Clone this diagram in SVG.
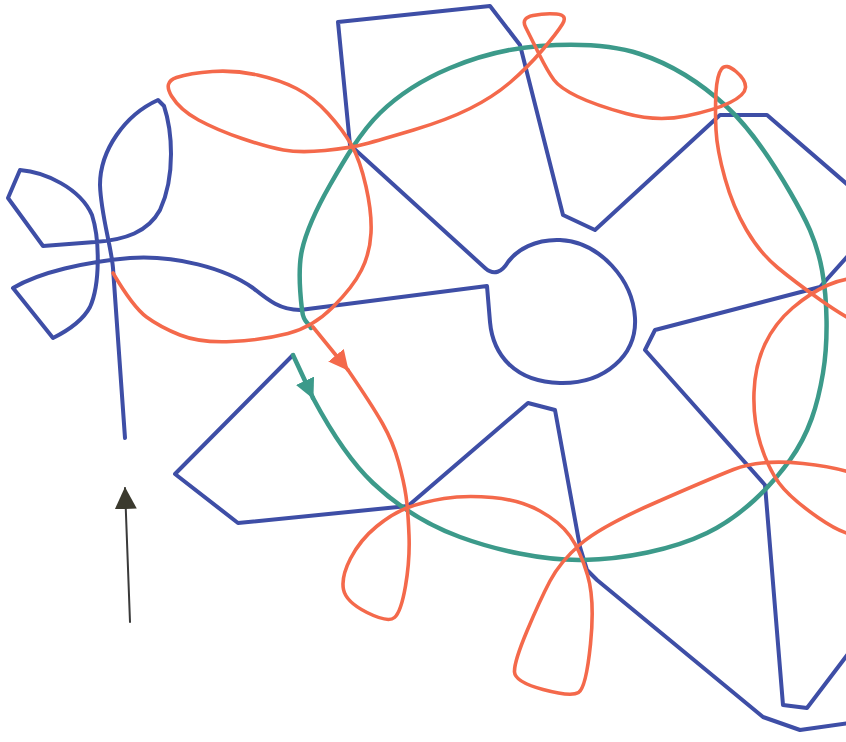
<svg xmlns="http://www.w3.org/2000/svg" width="846" height="742" viewBox="0 0 846 742">
<style>
.b{fill:none;stroke:#3e4ea6;stroke-width:4;stroke-linejoin:round;stroke-linecap:round}
.o{fill:none;stroke:#f4694b;stroke-width:3.6;stroke-linejoin:round;stroke-linecap:round}
.t{fill:none;stroke:#3c9a8a;stroke-width:4.5;stroke-linejoin:round;stroke-linecap:round}
.k{fill:none;stroke:#3a3a3a;stroke-width:2;stroke-linecap:round}
</style>
<defs>
<marker id="aht" markerUnits="userSpaceOnUse" markerWidth="20" markerHeight="20" viewBox="0 0 20 20" refX="19" refY="10" orient="auto"><path d="M0,0 L20,10 L0,20 z" fill="#3c9a8a"/></marker>
<marker id="aho" markerUnits="userSpaceOnUse" markerWidth="20" markerHeight="20" viewBox="0 0 20 20" refX="19" refY="10" orient="auto"><path d="M0,0 L20,10 L0,20 z" fill="#f4694b"/></marker>
<marker id="ahk" markerUnits="userSpaceOnUse" markerWidth="22" markerHeight="22" viewBox="0 0 22 22" refX="21" refY="11" orient="auto"><path d="M0,0 L22,11 L0,22 z" fill="#3b3a2e"/></marker>
</defs>
<rect width="846" height="742" fill="#ffffff"/>
<g id="blue">
<path class="b" d="M125,438 L113,268 C111,245 101,215 100,185 C100,150 125,115 158,100 L164,106 C172,130 176,175 160,210 C148,232 125,240 95,242 L43,246 L8,198 L20,170 C45,172 80,188 92,215 C100,240 100,285 90,307 C82,322 65,332 53,338 L13,288 C40,272 85,262 130,258 C175,255 225,268 253,288 C268,300 280,310 300,310 L487,286 L490,322 C493,355 515,382 560,383 C605,384 637,355 635,318 C633,280 600,242 560,240 C535,239 517,250 508,262 C502,272 494,276 485,268 L350,145 L338,22 L490,6 L520,45 L563,215 L595,230 L720,115 L767,115 L870,204 L870,231 L820,287 L655,330 L645,350 L765,485 L783,705 L807,708 L870,625 L870,720 L800,730 L763,717 L597,580 L587,570 L580,547 L555,410 L528,403 L408,506 L238,523 L175,474 L293,355"/>
</g>
<g id="teal">
<path class="t" d="M313,398 C328,426 348.5,459.8 373,483 C397.5,506.2 425,524.2 460,537 C495,549.8 542,560.7 583,560 C624,559.3 672.5,549.7 707,533 C741.5,516.3 770.7,486.7 790,460 C809.3,433.3 817.7,404.7 823,373 C828.3,341.3 827.5,300.2 822,270 C816.5,239.8 805.8,219.2 790,192 C774.2,164.8 752,130 727,107 C702,84 671.2,64.2 640,54 C608.8,43.8 571.7,43.7 540,46 C508.3,48.3 476.7,56.8 450,68 C423.3,79.2 400,93.5 380,113 C360,132.5 343,162.2 330,185 C317,207.8 306.7,229.2 302,250 C297.3,270.8 300.5,297 302,310 C303.5,323 308,322 311,328"/>
</g>
<g id="orange">
<path class="o" d="M348,370 Q372,405 382.5,423.5 Q393,442 398.5,462 Q404,482 406,496 Q408,510 409,535 Q410,560 405.5,586 Q401,612 394.5,617.5 Q388,623 367,612.5 Q346,602 343.5,589.5 Q341,577 350.5,558.5 Q360,540 376.5,526.5 Q393,513 408,507.5 Q423,502 444,498.5 Q465,495 492.5,497.5 Q520,500 540,511 Q560,522 570,536 Q580,550 587.5,575 Q595,600 590.5,644 Q586,688 578.5,692.5 Q571,697 543,689.5 Q515,682 514.5,672 Q514,662 527,631 Q540,600 550,581 Q560,562 580,544.5 Q600,527 653.5,503.5 Q707,480 733.5,469.5 Q760,459 803,463.5 Q846,468 865.5,479 Q885,490 882.5,512.5 Q880,535 863,536 Q846,537 818,517.5 Q790,498 779,483 Q768,468 760.5,444 Q753,420 754,392.5 Q755,365 765,344 Q775,323 792.5,308 Q810,293 828,285 Q846,277 863,278.5 Q880,280 877.5,305 Q875,330 860.5,324 Q846,318 820.5,300 Q795,282 777.5,267.5 Q760,253 746.5,230 Q733,207 725,178.5 Q717,150 716,130 Q715,110 716,92.5 Q717,75 721.5,69 Q726,63 736,71.5 Q746,80 745.5,87.5 Q745,95 730,102.5 Q715,110 686,116 Q657,122 626,113.5 Q595,105 577.5,96.5 Q560,88 554,80 Q548,72 539,54 Q530,36 525.5,27 Q521,18 533,15.5 Q545,13 556.5,14 Q568,15 562.5,24 Q557,33 542,50.5 Q527,68 510,82.5 Q493,97 470,108.5 Q447,120 413.5,130 Q380,140 365,144 Q350,148 325,150.5 Q300,153 283.5,150 Q267,147 242,138.5 Q217,130 198.5,120 Q180,110 171.5,96 Q163,82 176.5,77.5 Q190,73 212.5,71.5 Q235,70 257.5,75 Q280,80 296.5,88.5 Q313,97 328,113.5 Q343,130 351.5,145 Q360,160 366,186.5 Q372,213 371,233 Q370,253 361.5,270 Q353,287 333,307 Q313,327 288,333.5 Q263,340 231.5,341.5 Q200,343 180,335 Q160,327 146.5,317 Q133,307 113,273"/>
</g>
<g id="connectors">
<path class="t" d="M293,355 L313,398" marker-end="url(#aht)"/>
<path class="o" d="M313,327 L348,370" marker-end="url(#aho)"/>
<path class="k" d="M130,622 L125,488" marker-end="url(#ahk)"/>
</g>
</svg>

BRIEF: Keep the pictures out of the copy and write out the data exactly as it stands.

EXERCISE RESPONSE:
Clone this diagram in SVG.
<svg xmlns="http://www.w3.org/2000/svg" width="846" height="742" viewBox="0 0 846 742">
<style>
.b{fill:none;stroke:#3e4ea6;stroke-width:4;stroke-linejoin:round;stroke-linecap:round}
.o{fill:none;stroke:#f4694b;stroke-width:3.6;stroke-linejoin:round;stroke-linecap:round}
.t{fill:none;stroke:#3c9a8a;stroke-width:4.5;stroke-linejoin:round;stroke-linecap:round}
.k{fill:none;stroke:#3a3a3a;stroke-width:2;stroke-linecap:round}
</style>
<defs>
<marker id="aht" markerUnits="userSpaceOnUse" markerWidth="20" markerHeight="20" viewBox="0 0 20 20" refX="19" refY="10" orient="auto"><path d="M0,0 L20,10 L0,20 z" fill="#3c9a8a"/></marker>
<marker id="aho" markerUnits="userSpaceOnUse" markerWidth="20" markerHeight="20" viewBox="0 0 20 20" refX="19" refY="10" orient="auto"><path d="M0,0 L20,10 L0,20 z" fill="#f4694b"/></marker>
<marker id="ahk" markerUnits="userSpaceOnUse" markerWidth="22" markerHeight="22" viewBox="0 0 22 22" refX="21" refY="11" orient="auto"><path d="M0,0 L22,11 L0,22 z" fill="#3b3a2e"/></marker>
</defs>
<rect width="846" height="742" fill="#ffffff"/>
<g id="blue">
<path class="b" d="M125,438 L113,268 C111,245 101,215 100,185 C100,150 125,115 158,100 L164,106 C172,130 176,175 160,210 C148,232 125,240 95,242 L43,246 L8,198 L20,170 C45,172 80,188 92,215 C100,240 100,285 90,307 C82,322 65,332 53,338 L13,288 C40,272 85,262 130,258 C175,255 225,268 253,288 C268,300 280,310 300,310 L487,286 L490,322 C493,355 515,382 560,383 C605,384 637,355 635,318 C633,280 600,242 560,240 C535,239 517,250 508,262 C502,272 494,276 485,268 L350,145 L338,22 L490,6 L520,45 L563,215 L595,230 L720,115 L767,115 L870,204 L870,231 L820,287 L655,330 L645,350 L765,485 L783,705 L807,708 L870,625 L870,720 L800,730 L763,717 L597,580 L587,570 L580,547 L555,410 L528,403 L408,506 L238,523 L175,474 L293,355"/>
</g>
<g id="teal">
<path class="t" d="M313,398 C328,426 348.5,459.8 373,483 C397.5,506.2 425,524.2 460,537 C495,549.8 542,560.7 583,560 C624,559.3 672.5,549.7 707,533 C741.5,516.3 770.7,486.7 790,460 C809.3,433.3 817.7,404.7 823,373 C828.3,341.3 827.5,300.2 822,270 C816.5,239.8 805.8,219.2 790,192 C774.2,164.8 752,130 727,107 C702,84 671.2,64.2 640,54 C608.8,43.8 571.7,43.7 540,46 C508.3,48.3 476.7,56.8 450,68 C423.3,79.2 400,93.5 380,113 C360,132.5 343,162.2 330,185 C317,207.8 306.7,229.2 302,250 C297.3,270.8 300.5,297 302,310 C303.5,323 308,322 311,328"/>
</g>
<g id="orange">
<path class="o" d="M348,370 Q372,405 382.5,423.5 Q393,442 398.5,462 Q404,482 406,496 Q408,510 409,535 Q410,560 405.5,586 Q401,612 394.5,617.5 Q388,623 367,612.5 Q346,602 343.5,589.5 Q341,577 350.5,558.5 Q360,540 376.5,526.5 Q393,513 408,507.5 Q423,502 444,498.5 Q465,495 492.5,497.5 Q520,500 540,511 Q560,522 570,536 Q580,550 587.5,575 Q595,600 590.5,644 Q586,688 578.5,692.5 Q571,697 543,689.5 Q515,682 514.5,672 Q514,662 527,631 Q540,600 550,581 Q560,562 580,544.5 Q600,527 653.5,503.5 Q707,480 733.5,469.5 Q760,459 803,463.5 Q846,468 865.5,479 Q885,490 882.5,512.5 Q880,535 863,536 Q846,537 818,517.5 Q790,498 779,483 Q768,468 760.5,444 Q753,420 754,392.5 Q755,365 765,344 Q775,323 792.5,308 Q810,293 828,285 Q846,277 863,278.5 Q880,280 877.5,305 Q875,330 860.5,324 Q846,318 820.5,300 Q795,282 777.5,267.5 Q760,253 746.5,230 Q733,207 725,178.5 Q717,150 716,130 Q715,110 716,92.5 Q717,75 721.5,69 Q726,63 736,71.5 Q746,80 745.5,87.5 Q745,95 730,102.5 Q715,110 686,116 Q657,122 626,113.5 Q595,105 577.5,96.5 Q560,88 554,80 Q548,72 539,54 Q530,36 525.5,27 Q521,18 533,15.5 Q545,13 556.5,14 Q568,15 562.5,24 Q557,33 542,50.5 Q527,68 510,82.5 Q493,97 470,108.5 Q447,120 413.5,130 Q380,140 365,144 Q350,148 325,150.5 Q300,153 283.5,150 Q267,147 242,138.5 Q217,130 198.5,120 Q180,110 171.5,96 Q163,82 176.5,77.5 Q190,73 212.5,71.5 Q235,70 257.5,75 Q280,80 296.5,88.5 Q313,97 328,113.5 Q343,130 351.5,145 Q360,160 366,186.5 Q372,213 371,233 Q370,253 361.5,270 Q353,287 333,307 Q313,327 288,333.5 Q263,340 231.5,341.5 Q200,343 180,335 Q160,327 146.5,317 Q133,307 113,273"/>
</g>
<g id="connectors">
<path class="t" d="M293,355 L313,398" marker-end="url(#aht)"/>
<path class="o" d="M313,327 L348,370" marker-end="url(#aho)"/>
<path class="k" d="M130,622 L125,488" marker-end="url(#ahk)"/>
</g>
</svg>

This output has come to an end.